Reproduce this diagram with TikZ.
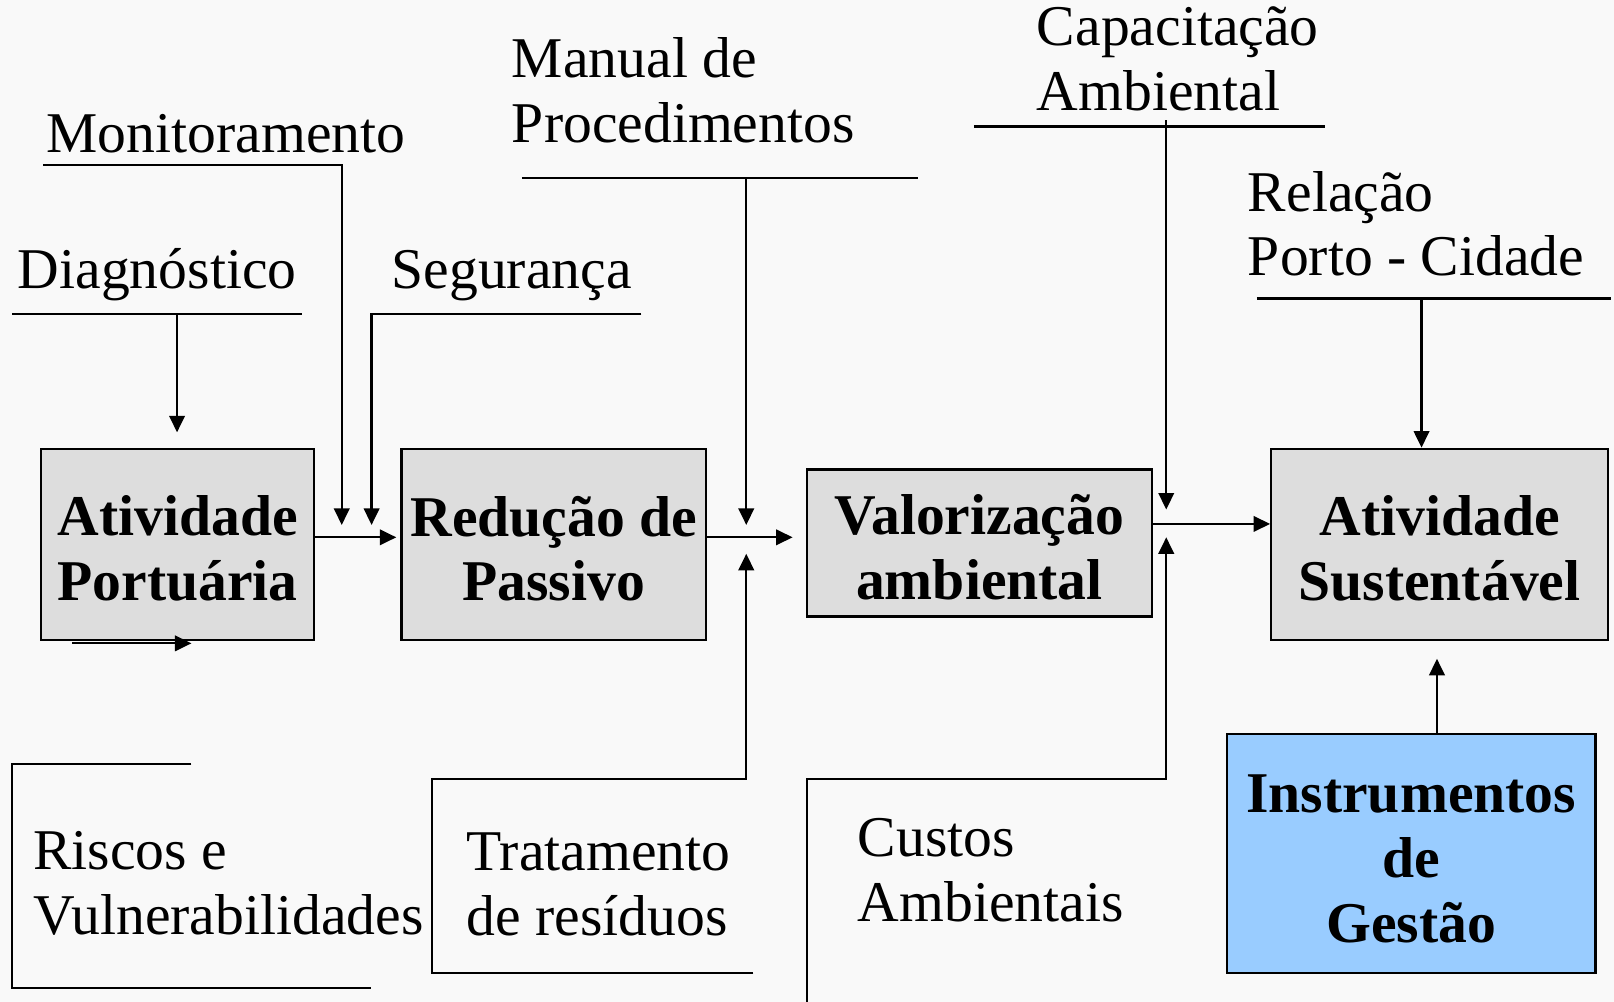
\documentclass[tikz,border=0pt]{standalone}
\usepackage{fontspec}
\setmainfont{Liberation Serif}
\usetikzlibrary{arrows.meta}
\definecolor{boxgray}{HTML}{DDDDDD}
\definecolor{boxblue}{HTML}{99CCFF}
\definecolor{bgcol}{HTML}{F9F9F9}
\newcommand{\topstrut}{\rule{0pt}{23.5pt}}
\begin{document}
\begin{tikzpicture}[x=0.5pt,y=-0.5pt,
 lbl/.style={anchor=base west,font=\fontsize{28}{31.5}\selectfont,inner sep=0pt,align=left},
 box/.style={draw=black,line width=1.1pt,fill=boxgray,font=\bfseries\fontsize{28}{31.5}\selectfont,align=center,inner sep=0pt},
 ln/.style={line width=1.1pt},
 arr/.style={line width=1.1pt,-{Triangle[length=8pt,width=7.5pt]}}]
\fill[bgcol] (0,0) rectangle (1568,973);
\useasboundingbox (0,0) rectangle (1568,973);

% boxes
\node[box,minimum width=132.5pt,minimum height=93pt] (box1) at (172.5,529) {\topstrut Atividade\\Portuária};
\node[box,minimum width=148pt,minimum height=93pt] (box2) at (538,529) {\topstrut Redução de\\Passivo};
\node[box,minimum width=167.5pt,minimum height=71.5pt] (box3) at (951.5,527.5) {\topstrut Valorização\\ambiental};
\node[box,minimum width=163.5pt,minimum height=93pt] (box4) at (1398.5,529) {\topstrut Atividade\\Sustentável};
\node[box,fill=boxblue,minimum width=179pt,minimum height=116pt] (box5) at (1371,829) {\topstrut Instrumentos\\de\\Gestão};

% labels (anchor = baseline of last line)
\node[lbl] (mon) at (45,148) {Monitoramento};
\node[lbl] (diag) at (17,280) {Diagnóstico};
\node[lbl] (seg) at (380,280) {Segurança};
\node[lbl] (man) at (497,138) {Manual de\\Procedimentos};
\node[lbl] (cap) at (1007,107) {Capacitação\\Ambiental};
\node[lbl] (rel) at (1212,268) {Relação\\Porto - Cidade};
\node[lbl] (ris) at (32,908) {Riscos e\\Vulnerabilidades};
\node[lbl] (tra) at (453,909) {Tratamento\\de resíduos};
\node[lbl] (cus) at (833,895) {Custos\\Ambientais};

% coordinates
\coordinate (monA) at (42,160);
\coordinate (monT) at (332,510);
\coordinate (diagL) at (12,305);
\coordinate (diagR) at (293,305);
\coordinate (diagA) at (172,305);
\coordinate (diagT) at (172,420);
\coordinate (segA) at (623,305);
\coordinate (segT) at (361,510);
\coordinate (manL) at (507,173);
\coordinate (manR) at (892,173);
\coordinate (manA) at (725,173);
\coordinate (manT) at (725,510);
\coordinate (capL) at (946,123);
\coordinate (capR) at (1287,123);
\coordinate (capA) at (1133,117);
\coordinate (capT) at (1133,495);
\coordinate (relL) at (1221,290);
\coordinate (relR) at (1565,290);
\coordinate (relA) at (1381,290);
\coordinate (traA) at (732,945);
\coordinate (traB) at (420,945);
\coordinate (traC) at (420,757);
\coordinate (traT) at (725,538);
\coordinate (cusA) at (784,973);
\coordinate (cusB) at (784,757);
\coordinate (cusT) at (1133,522);
\coordinate (risA) at (186,742);
\coordinate (risB) at (12,742);
\coordinate (risC) at (12,960);
\coordinate (risD) at (360,960);
\coordinate (smA) at (70,625);
\coordinate (smB) at (186,625);
\coordinate (y12) at (0,522);
\coordinate (t12) at (385,522);
\coordinate (t23) at (770,522);
\coordinate (y34) at (0,509);
\coordinate (b5T) at (1396,640);

% connectors
\draw[arr] (monA) -| (monT);
\draw[ln] (diagL) -- (diagR);
\draw[arr] (diagA) -- (diagT);
\draw[arr] (segA) -| (segT);
\draw[ln] (manL) -- (manR);
\draw[arr] (manA) -- (manT);
\draw[ln] (capL) -- (capR);
\draw[arr] (capA) -- (capT);
\draw[ln] (relL) -- (relR);
\draw[arr] (relA) -- (box4.north -| relA);
\draw[arr] (traA) -- (traB) -- (traC) -| (traT);
\draw[arr] (cusA) -- (cusB) -| (cusT);
\draw[ln] (risA) -- (risB) -- (risC) -- (risD);
\draw[arr] (smA) -- (smB);
\draw[arr] (box1.east |- y12) -- (t12);
\draw[arr] (box2.east |- y12) -- (t23);
\draw[arr] (box3.east |- y34) -- (box4.west |- y34);
\draw[arr] (box5.north -| b5T) -- (b5T);
\end{tikzpicture}
\end{document}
^^^^^^^^^^^^^^^^
_WHAT THIS TASK INVOLVES_. Write the material out again exactly as it appears, dropping the pictures.

_RESULT OF THIS EXERCISE_.
Reproduce this diagram with TikZ.
\documentclass[tikz,border=0pt]{standalone}
\usepackage{fontspec}
\setmainfont{Liberation Serif}
\usetikzlibrary{arrows.meta}
\definecolor{boxgray}{HTML}{DDDDDD}
\definecolor{boxblue}{HTML}{99CCFF}
\definecolor{bgcol}{HTML}{F9F9F9}
\newcommand{\topstrut}{\rule{0pt}{23.5pt}}
\begin{document}
\begin{tikzpicture}[x=0.5pt,y=-0.5pt,
 lbl/.style={anchor=base west,font=\fontsize{28}{31.5}\selectfont,inner sep=0pt,align=left},
 box/.style={draw=black,line width=1.1pt,fill=boxgray,font=\bfseries\fontsize{28}{31.5}\selectfont,align=center,inner sep=0pt},
 ln/.style={line width=1.1pt},
 arr/.style={line width=1.1pt,-{Triangle[length=8pt,width=7.5pt]}}]
\fill[bgcol] (0,0) rectangle (1568,973);
\useasboundingbox (0,0) rectangle (1568,973);

% boxes
\node[box,minimum width=132.5pt,minimum height=93pt] (box1) at (172.5,529) {\topstrut Atividade\\Portuária};
\node[box,minimum width=148pt,minimum height=93pt] (box2) at (538,529) {\topstrut Redução de\\Passivo};
\node[box,minimum width=167.5pt,minimum height=71.5pt] (box3) at (951.5,527.5) {\topstrut Valorização\\ambiental};
\node[box,minimum width=163.5pt,minimum height=93pt] (box4) at (1398.5,529) {\topstrut Atividade\\Sustentável};
\node[box,fill=boxblue,minimum width=179pt,minimum height=116pt] (box5) at (1371,829) {\topstrut Instrumentos\\de\\Gestão};

% labels (anchor = baseline of last line)
\node[lbl] (mon) at (45,148) {Monitoramento};
\node[lbl] (diag) at (17,280) {Diagnóstico};
\node[lbl] (seg) at (380,280) {Segurança};
\node[lbl] (man) at (497,138) {Manual de\\Procedimentos};
\node[lbl] (cap) at (1007,107) {Capacitação\\Ambiental};
\node[lbl] (rel) at (1212,268) {Relação\\Porto - Cidade};
\node[lbl] (ris) at (32,908) {Riscos e\\Vulnerabilidades};
\node[lbl] (tra) at (453,909) {Tratamento\\de resíduos};
\node[lbl] (cus) at (833,895) {Custos\\Ambientais};

% coordinates
\coordinate (monA) at (42,160);
\coordinate (monT) at (332,510);
\coordinate (diagL) at (12,305);
\coordinate (diagR) at (293,305);
\coordinate (diagA) at (172,305);
\coordinate (diagT) at (172,420);
\coordinate (segA) at (623,305);
\coordinate (segT) at (361,510);
\coordinate (manL) at (507,173);
\coordinate (manR) at (892,173);
\coordinate (manA) at (725,173);
\coordinate (manT) at (725,510);
\coordinate (capL) at (946,123);
\coordinate (capR) at (1287,123);
\coordinate (capA) at (1133,117);
\coordinate (capT) at (1133,495);
\coordinate (relL) at (1221,290);
\coordinate (relR) at (1565,290);
\coordinate (relA) at (1381,290);
\coordinate (traA) at (732,945);
\coordinate (traB) at (420,945);
\coordinate (traC) at (420,757);
\coordinate (traT) at (725,538);
\coordinate (cusA) at (784,973);
\coordinate (cusB) at (784,757);
\coordinate (cusT) at (1133,522);
\coordinate (risA) at (186,742);
\coordinate (risB) at (12,742);
\coordinate (risC) at (12,960);
\coordinate (risD) at (360,960);
\coordinate (smA) at (70,625);
\coordinate (smB) at (186,625);
\coordinate (y12) at (0,522);
\coordinate (t12) at (385,522);
\coordinate (t23) at (770,522);
\coordinate (y34) at (0,509);
\coordinate (b5T) at (1396,640);

% connectors
\draw[arr] (monA) -| (monT);
\draw[ln] (diagL) -- (diagR);
\draw[arr] (diagA) -- (diagT);
\draw[arr] (segA) -| (segT);
\draw[ln] (manL) -- (manR);
\draw[arr] (manA) -- (manT);
\draw[ln] (capL) -- (capR);
\draw[arr] (capA) -- (capT);
\draw[ln] (relL) -- (relR);
\draw[arr] (relA) -- (box4.north -| relA);
\draw[arr] (traA) -- (traB) -- (traC) -| (traT);
\draw[arr] (cusA) -- (cusB) -| (cusT);
\draw[ln] (risA) -- (risB) -- (risC) -- (risD);
\draw[arr] (smA) -- (smB);
\draw[arr] (box1.east |- y12) -- (t12);
\draw[arr] (box2.east |- y12) -- (t23);
\draw[arr] (box3.east |- y34) -- (box4.west |- y34);
\draw[arr] (box5.north -| b5T) -- (b5T);
\end{tikzpicture}
\end{document}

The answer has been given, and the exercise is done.